With such high temperatures rarely seen in UK summers, the country is ill equipped to deal with the impacts of extreme heat and has issued a level 4 heat health alert warning, constituting a national emergency. Most homes in the country do not have air conditioning, and people have been warned to be on the lookout for heat-related illness affecting themselves and others, especially the elderly, the young and those with underlying health conditions. "At this level, illness and death may occur among the fit and healthy, and not just in high-risk groups," the Met Office warned.

The ongoing heat wave affecting the UK and Europe has already seen temperatures well over 30 degrees Celsius (86 degrees Fahrenheit) in parts of the country this week. Next week's temperatures are due to peak on Monday and Tuesday, before returning to below 30 degrees on Wednesday.

"Currently there is a 50% chance we could see temperatures top 40 degrees Celsius and 80% we will see a new maximum temperature reached," said Met Office Chief Meteorologist Paul Gundersen in a statement. The high temperature record in the UK is 38.7 degrees Celsius (101 degrees Fahrenheit), which was recorded in Cambridge in July 2019.

Is the climate crisis to blame?

Just as with the historic heat wave that descended on the Pacific Northwest in the US and western Canada last June, the heat wave affecting the UK and Europe can be linked to the climate crisis. It follows devastating heat waves across Asia this spring, which saw temperatures to spike to above 50 degrees Celsius (122 degrees Fahrenheit) in Pakistan. Such events are already killing and displacing thousands of people across the globe with increasing regularity.

"The dangerous temperatures we're going to see would have been almost impossible without human-caused climate change," said Ben Clarke, an environmental scientist at the University of Oxford, over email. "In that alternative world, it would still be hot over the next few days, but it would be significantly cooler." 

Last year's IPCC report was unequivocal in stating that heat waves are occurring more frequently and are hotter than they would have been in the past due to human-induced climate change. It also warned that if we reach a 2 degree Celsius increase in global warming, heat waves will be even more frequent and extreme.

"In a recent study we found that the likelihood of extremely hot days in the UK has been increasing and will continue to do so during the course of the century, with the most extreme temperatures expected to be observed in the southeast of England," said Met Office Climate Attribution Scientist Nikos Christidis in a statement.
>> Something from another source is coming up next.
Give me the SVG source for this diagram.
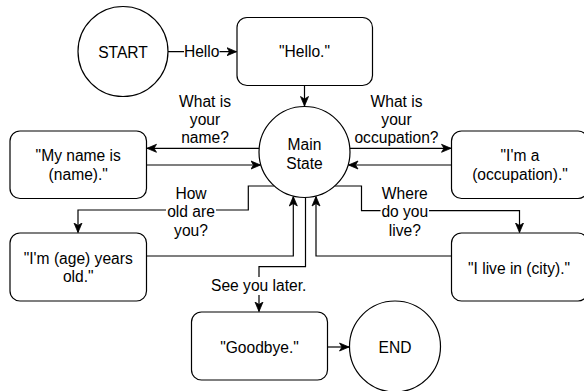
<svg xmlns="http://www.w3.org/2000/svg" width="584" height="391" viewBox="0 0 584 391">
<style>
.shape{fill:#fff;stroke:#000;stroke-width:1.2}
.edge{fill:none;stroke:#000;stroke-width:1.2}
text{font-family:"Liberation Sans",Arial,sans-serif;font-size:15.6px;fill:#000;text-anchor:middle}
.lbg{fill:#fff;stroke:none}
</style>
<defs>
<marker id="arr" markerUnits="userSpaceOnUse" markerWidth="11" markerHeight="10" refX="10" refY="5" orient="auto">
<path d="M0.5,1 L10,5 L0.5,9 L3,5 z" fill="#000" stroke="#000" stroke-width="0.8"/>
</marker>
</defs>
<rect width="584" height="391" fill="#fff"/>
<g id="connectors">
<path class="edge" d="M168,51.7 H236.5" marker-end="url(#arr)"/>
<path class="edge" d="M304.5,85.5 V106" marker-end="url(#arr)"/>
<path class="edge" d="M259.2,148.3 H147" marker-end="url(#arr)"/>
<path class="edge" d="M146.5,165 H260.5" marker-end="url(#arr)"/>
<path class="edge" d="M349.8,148.3 H451" marker-end="url(#arr)"/>
<path class="edge" d="M451.5,165 H348.5" marker-end="url(#arr)"/>
<path class="edge" d="M274.3,186 H248.3 V210 H78 V232.5" marker-end="url(#arr)"/>
<path class="edge" d="M146.5,256 H293.3 V196.5" marker-end="url(#arr)"/>
<path class="edge" d="M305.5,197.5 V266.7 H259 V311.5" marker-end="url(#arr)"/>
<path class="edge" d="M451.5,256 H316 V196.5" marker-end="url(#arr)"/>
<path class="edge" d="M334.7,186 H361.5 V210.7 H519.5 V232.5" marker-end="url(#arr)"/>
<path class="edge" d="M327.5,347 H349" marker-end="url(#arr)"/>
<rect class="lbg" x="184" y="43" width="35.5" height="17"/>
<text x="201.7" y="57.3">Hello</text>
<text x="205" y="106.7">What is</text>
<text x="205" y="125">your</text>
<text x="205" y="143.3">name?</text>
<text x="396.5" y="106.7">What is</text>
<text x="396.5" y="125">your</text>
<text x="396.5" y="143.3">occupation?</text>
<rect class="lbg" x="166" y="186" width="50" height="54"/>
<text x="191" y="199">How</text>
<text x="191" y="217.3">old are</text>
<text x="191" y="235.6">you?</text>
<rect class="lbg" x="380.5" y="186" width="48.5" height="54"/>
<text x="404.8" y="199">Where</text>
<text x="404.8" y="217.3">do you</text>
<text x="404.8" y="235.6">live?</text>
<rect class="lbg" x="210" y="277" width="97.5" height="18"/>
<text x="258.7" y="291">See you later.</text>
</g>
<g id="start">
<circle class="shape" cx="123" cy="51.5" r="45"/>
<text x="123" y="58.3">START</text>
</g>
<g id="hello">
<rect class="shape" x="237" y="17.5" width="135.5" height="68" rx="10"/>
<text x="304.5" y="57.3">"Hello."</text>
</g>
<g id="main-state">
<circle class="shape" cx="304.5" cy="152" r="45.5"/>
<text x="304.5" y="150.3">Main</text>
<text x="304.5" y="168.6">State</text>
</g>
<g id="name">
<rect class="shape" x="10" y="131" width="136.5" height="67.5" rx="10"/>
<text x="78.25" y="161.4">"My name is</text>
<text x="78.25" y="179.7">(name)."</text>
</g>
<g id="occupation">
<rect class="shape" x="451.5" y="131" width="136.5" height="67.5" rx="10"/>
<text x="520" y="161.4">"I'm a</text>
<text x="520" y="179.7">(occupation)."</text>
</g>
<g id="age">
<rect class="shape" x="10" y="233" width="136.5" height="68" rx="10"/>
<text x="78.25" y="264">"I'm (age) years</text>
<text x="78.25" y="282.3">old."</text>
</g>
<g id="city">
<rect class="shape" x="451.5" y="233" width="136.5" height="68" rx="10"/>
<text x="519" y="273.5">"I live in (city)."</text>
</g>
<g id="goodbye">
<rect class="shape" x="191.5" y="312" width="136" height="68" rx="10"/>
<text x="259.5" y="352.6">"Goodbye."</text>
</g>
<g id="end">
<circle class="shape" cx="395" cy="346.5" r="45.5"/>
<text x="395" y="352.8">END</text>
</g>
</svg>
This might the first time that temperatures in the UK have hit 40 degrees Celsius, but Christidis warned that the chances of seeing days with temperatures this high was 10 times more likely in the current climate than it would be in a climate unaffected by human influence. A study by the Met Office found that summers with 40-degree days happen as infrequently as once every 100 to 300 years in the UK at present, but even with current pledges on emissions reductions could be happening every 15 years by 2100.

"Heat waves like this one are still rare, but already far more common than they were several decades ago," said Clarke. "As we continue to burn fossil fuels, we'll see many more days like these, but also records being repeatedly broken as we continue to push back the boundaries of what's possible."